─── Dataset section

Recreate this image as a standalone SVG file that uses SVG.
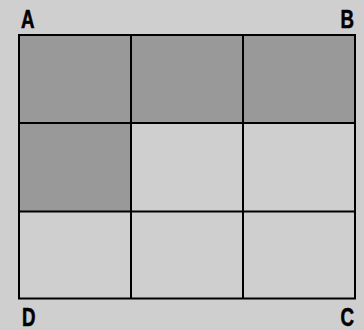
<svg xmlns="http://www.w3.org/2000/svg" width="364" height="330" viewBox="0 0 364 330">
<style>
.lbl{font-family:"Liberation Sans",Arial,sans-serif;font-weight:bold;font-size:26px;fill:#000;stroke:#000;stroke-width:0.6}
.dark{fill:#999999}
.grid{stroke:#000;stroke-width:2;fill:none}
</style>
<rect width="364" height="330" fill="#cfcfcf"/>
<g id="cells">
<rect class="dark" x="19" y="35" width="336" height="88"/>
<rect class="dark" x="19" y="123" width="112" height="88"/>
</g>
<g id="lines">
<rect class="grid" x="19" y="35" width="336" height="263.5"/>
<line class="grid" x1="131" y1="35" x2="131" y2="298.5"/>
<line class="grid" x1="243" y1="35" x2="243" y2="298.5"/>
<line class="grid" x1="19" y1="123" x2="355" y2="123"/>
<line class="grid" x1="19" y1="211.5" x2="355" y2="211.5"/>
</g>
<g id="labels">
<text class="lbl" transform="translate(21,28) scale(0.72,1)">A</text>
<text class="lbl" transform="translate(354,28) scale(0.72,1)" text-anchor="end">B</text>
<text class="lbl" transform="translate(22,326) scale(0.72,1)">D</text>
<text class="lbl" transform="translate(354,326) scale(0.72,1)" text-anchor="end">C</text>
</g>
</svg>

──────

Given task:
Write out the material above again, word for word, minus its pictures.

Answer to the task:
Recreate this image as a standalone SVG file that uses SVG.
<svg xmlns="http://www.w3.org/2000/svg" width="364" height="330" viewBox="0 0 364 330">
<style>
.lbl{font-family:"Liberation Sans",Arial,sans-serif;font-weight:bold;font-size:26px;fill:#000;stroke:#000;stroke-width:0.6}
.dark{fill:#999999}
.grid{stroke:#000;stroke-width:2;fill:none}
</style>
<rect width="364" height="330" fill="#cfcfcf"/>
<g id="cells">
<rect class="dark" x="19" y="35" width="336" height="88"/>
<rect class="dark" x="19" y="123" width="112" height="88"/>
</g>
<g id="lines">
<rect class="grid" x="19" y="35" width="336" height="263.5"/>
<line class="grid" x1="131" y1="35" x2="131" y2="298.5"/>
<line class="grid" x1="243" y1="35" x2="243" y2="298.5"/>
<line class="grid" x1="19" y1="123" x2="355" y2="123"/>
<line class="grid" x1="19" y1="211.5" x2="355" y2="211.5"/>
</g>
<g id="labels">
<text class="lbl" transform="translate(21,28) scale(0.72,1)">A</text>
<text class="lbl" transform="translate(354,28) scale(0.72,1)" text-anchor="end">B</text>
<text class="lbl" transform="translate(22,326) scale(0.72,1)">D</text>
<text class="lbl" transform="translate(354,326) scale(0.72,1)" text-anchor="end">C</text>
</g>
</svg>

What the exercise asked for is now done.